> Figure scripts:
○ ○ ○ ○ ○
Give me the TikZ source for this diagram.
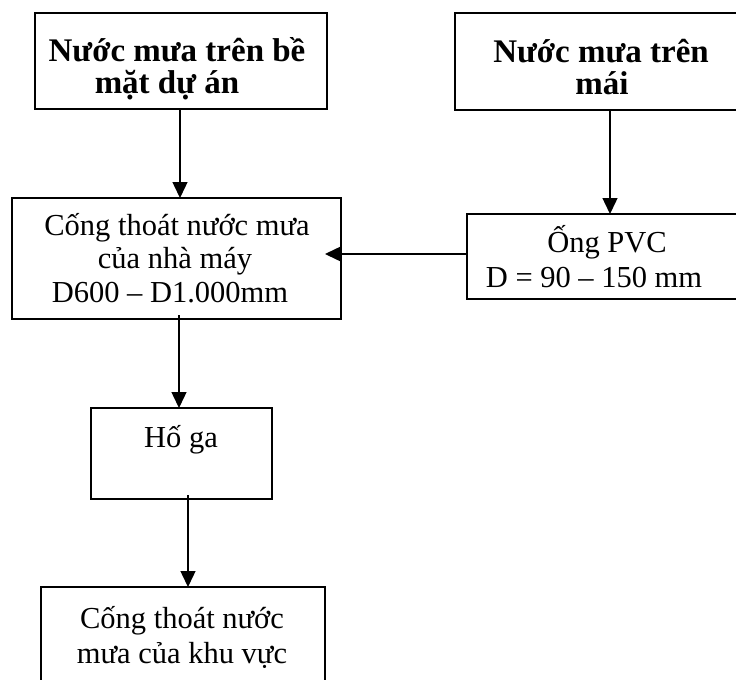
\documentclass[tikz,border=0pt]{standalone}
\usepackage{fontspec}
\setmainfont{Liberation Serif}
\usetikzlibrary{arrows.meta,calc}

\begin{document}
\begin{tikzpicture}[x=1pt,y=-1pt,
  box/.style={draw, line width=1.8pt, rectangle, inner sep=0pt, outer sep=0pt},
  arr/.style={line width=1.4pt, -{Triangle[length=16pt,width=15pt]}},
  txt/.style={anchor=base, inner sep=0pt, font=\fontsize{30.5}{34}\selectfont},
  btxt/.style={anchor=base, inner sep=0pt, font=\fontsize{33}{36}\selectfont\bfseries}]
\useasboundingbox (0,0) rectangle (736,686);
\clip (0,0) rectangle (736,686);

% boxes
\node[box, minimum width=292pt, minimum height=96pt]  (b1) at (181,61)    {};
\node[box, minimum width=292pt, minimum height=97pt]  (b2) at (601,61.5)  {};
\node[box, minimum width=329pt, minimum height=121pt] (b3) at (176.5,258.5) {};
\node[box, minimum width=290pt, minimum height=85pt]  (b4) at (612,256.5) {};
\node[box, minimum width=181pt, minimum height=91pt]  (b5) at (181.5,453.5) {};
\begin{scope}
  \clip (0,570) rectangle (736,679);
  \node[box, minimum width=284pt, minimum height=140pt] (b6) at (183,657) {};
\end{scope}

% labels
\node[btxt] (t1a) at (177,61) {Nước mưa trên bề};
\node[btxt] (t1b) at (167,93) {mặt dự án};
\node[btxt] (t2a) at (601,62) {Nước mưa trên};
\node[btxt] (t2b) at (602,94) {mái};
\node[txt] (t3a) at (177,235) {Cống thoát nước mưa};
\node[txt] (t3b) at (175,268) {của nhà máy};
\node[txt] (t3c) at (170,302) {D600 – D1.000mm};
\node[txt] (t4a) at (607,252) {Ống PVC};
\node[txt] (t4b) at (594,287) {D = 90 – 150 mm};
\node[txt] (t5)  at (181,447) {Hố ga};
\node[txt] (t6a) at (182,628) {Cống thoát nước};
\node[txt] (t6b) at (182,663) {mưa của khu vực};

% connectors
\draw[arr] ([xshift=-1pt]b1.south) -- ([xshift=-1pt]b1.south |- b3.north);
\draw[arr] ([xshift=9pt]b2.south) -- ([xshift=9pt]b2.south |- b4.north);
\draw[arr] ([yshift=2.5pt]b4.west) -- ($([yshift=2.5pt]b4.west -| b3.east)+(-16pt,0)$);
\draw[arr] ([yshift=4pt,xshift=-2.5pt]b5.north |- b3.south) -- ([xshift=-2.5pt]b5.north);
\draw[arr] ([xshift=6.5pt,yshift=4pt]b5.south) -- ([xshift=6.5pt]b5.south |- b6.north);
\end{tikzpicture}
\end{document}
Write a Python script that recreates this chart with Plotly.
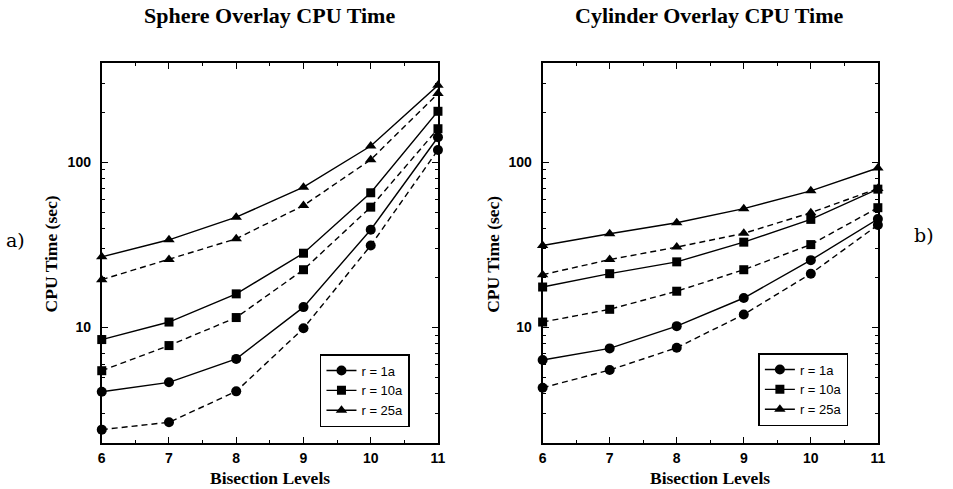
import plotly.graph_objects as go
import math

levels = [6, 7, 8, 9, 10, 11]

# Sphere overlay (left)
sph_r1_solid = [4.09, 4.66, 6.46, 13.3, 39.1, 142]
sph_r1_dash = [2.41, 2.67, 4.11, 9.9, 31.4, 119]
sph_r10_solid = [8.46, 10.8, 16.0, 28.2, 65.5, 204]
sph_r10_dash = [5.48, 7.78, 11.5, 22.4, 53.6, 160]
sph_r25_solid = [26.8, 34.0, 46.6, 70.8, 125.7, 293]
sph_r25_dash = [19.5, 25.8, 34.5, 54.8, 103.8, 261]

# Cylinder overlay (right)
cyl_r1_solid = [6.36, 7.48, 10.2, 15.1, 25.6, 45.4]
cyl_r1_dash = [4.32, 5.53, 7.55, 12.0, 21.2, 41.8]
cyl_r10_solid = [17.6, 21.2, 25.0, 32.9, 45.2, 68.9]
cyl_r10_dash = [10.8, 12.9, 16.6, 22.4, 31.8, 53.2]
cyl_r25_solid = [31.4, 37.0, 43.1, 52.5, 67.3, 92.5]
cyl_r25_dash = [20.9, 25.8, 30.7, 37.2, 49.6, 69.5]

legend_names = ["r = 1a", "r = 10a", "r = 25a"]
symbols = ["circle", "square", "triangle-up"]
y_major = [10, 100]
y_minor = [2, 3, 4, 5, 6, 7, 8, 9, 20, 30, 40, 50, 60, 70, 80, 90, 200, 300, 400]
x_ticks = [6, 7, 8, 9, 10, 11]
x_minor = [6.5, 7.5, 8.5, 9.5, 10.5]

W, H = 953, 489

fig = go.Figure()

def add_panel(solids, dashes, xa, ya, legend):
    for i, (s, d) in enumerate(zip(solids, dashes)):
        msize = 10 if symbols[i] != "square" else 9
        fig.add_trace(go.Scatter(
            x=levels, y=s, mode="lines+markers", name=legend_names[i],
            line=dict(color="black", width=1.4),
            marker=dict(symbol=symbols[i], size=msize, color="black"),
            xaxis=xa, yaxis=ya, legend=legend, cliponaxis=False))
        fig.add_trace(go.Scatter(
            x=levels, y=d, mode="lines+markers", name=legend_names[i],
            line=dict(color="black", width=1.4, dash="6px,4px"),
            marker=dict(symbol=symbols[i], size=msize, color="black"),
            xaxis=xa, yaxis=ya, showlegend=False, cliponaxis=False))

add_panel([sph_r1_solid, sph_r10_solid, sph_r25_solid],
          [sph_r1_dash, sph_r10_dash, sph_r25_dash], "x", "y", "legend")
add_panel([cyl_r1_solid, cyl_r10_solid, cyl_r25_solid],
          [cyl_r1_dash, cyl_r10_dash, cyl_r25_dash], "x2", "y2", "legend2")

tickfont = dict(family="Liberation Sans, Arial, sans-serif", size=14,
                color="black", weight="bold")

def xaxis(domain, anchor):
    return dict(domain=domain, anchor=anchor, range=[6, 11],
                tickmode="array", tickvals=x_ticks, ticks="inside", ticklen=6,
                tickwidth=1.2, tickcolor="black",
                minor=dict(tickmode="array", tickvals=x_minor, ticks="inside",
                           ticklen=3, tickwidth=1, tickcolor="black"),
                showline=True, linecolor="black", linewidth=2, mirror="ticks",
                showgrid=False, zeroline=False, tickfont=tickfont,
                ticklabelstandoff=1)

def yaxis(domain, anchor):
    return dict(domain=domain, anchor=anchor, type="log",
                range=[math.log10(2), math.log10(400)],
                tickmode="array", tickvals=y_major, ticks="inside", ticklen=6,
                tickwidth=1.2, tickcolor="black",
                minor=dict(tickmode="array", tickvals=y_minor, ticks="inside",
                           ticklen=3, tickwidth=1, tickcolor="black"),
                showline=True, linecolor="black", linewidth=2, mirror="ticks",
                showgrid=False, zeroline=False, tickfont=tickfont,
                ticklabelstandoff=6)

ydom = [46 / H, 426 / H]
legfont = dict(family="Liberation Sans, Arial, sans-serif", size=13, color="black")
fig.update_layout(
    width=W, height=H, margin=dict(l=0, r=0, t=0, b=0),
    paper_bgcolor="white", plot_bgcolor="white",
    xaxis=xaxis([99 / W, 439.5 / W], "y"),
    yaxis=yaxis(ydom, "x"),
    xaxis2=xaxis([545.5 / W, 885 / W], "y2"),
    yaxis2=yaxis(ydom, "x2"),
    legend=dict(x=320 / W, y=1 - 354 / H, xanchor="left", yanchor="top",
                bordercolor="black", borderwidth=1.5, bgcolor="white",
                font=legfont, tracegroupgap=0, itemwidth=30),
    legend2=dict(x=764 / W, y=1 - 353 / H, xanchor="left", yanchor="top",
                 bordercolor="black", borderwidth=1.5, bgcolor="white",
                 font=legfont, tracegroupgap=0, itemwidth=30),
    showlegend=True,
)

serif_b = dict(family="Liberation Serif, Times New Roman, serif", size=22, color="black")
xt_f = dict(family="Liberation Serif, Times New Roman, serif", size=17.5, color="black")
yt_f = dict(family="Liberation Serif, Times New Roman, serif", size=17.5, color="black")
lab_f = dict(family="DejaVu Serif, Liberation Serif, serif", size=19, color="black")

ann = [
    dict(text="<b>Sphere Overlay CPU Time</b>", x=269 / W, y=1 - 16 / H, font=serif_b),
    dict(text="<b>Cylinder Overlay CPU Time</b>", x=715 / W, y=1 - 16 / H, font=serif_b),
    dict(text="<b>Bisection Levels</b>", x=269.5 / W, y=1 - 477.5 / H, font=xt_f),
    dict(text="<b>Bisection Levels</b>", x=715 / W, y=1 - 477.5 / H, font=xt_f),
    dict(text="<b>CPU Time (sec)</b>", x=48 / W, y=1 - 254 / H, font=yt_f, textangle=-90),
    dict(text="<b>CPU Time (sec)</b>", x=495 / W, y=1 - 254 / H, font=yt_f, textangle=-90),
    dict(text="a)", x=12 / W, y=1 - 240 / H, font=lab_f),
    dict(text="b)", x=932 / W, y=1 - 235 / H, font=lab_f),
]
for a in ann:
    a.update(xref="paper", yref="paper", showarrow=False, xanchor="center", yanchor="middle")
fig.update_layout(annotations=ann)

fig.write_html("out.html")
○ ○ ○ ○ ○
Spot every line that holds "this" and copy it.

Give me the TikZ source for this diagram.
Write a Python script that recreates this chart with Plotly.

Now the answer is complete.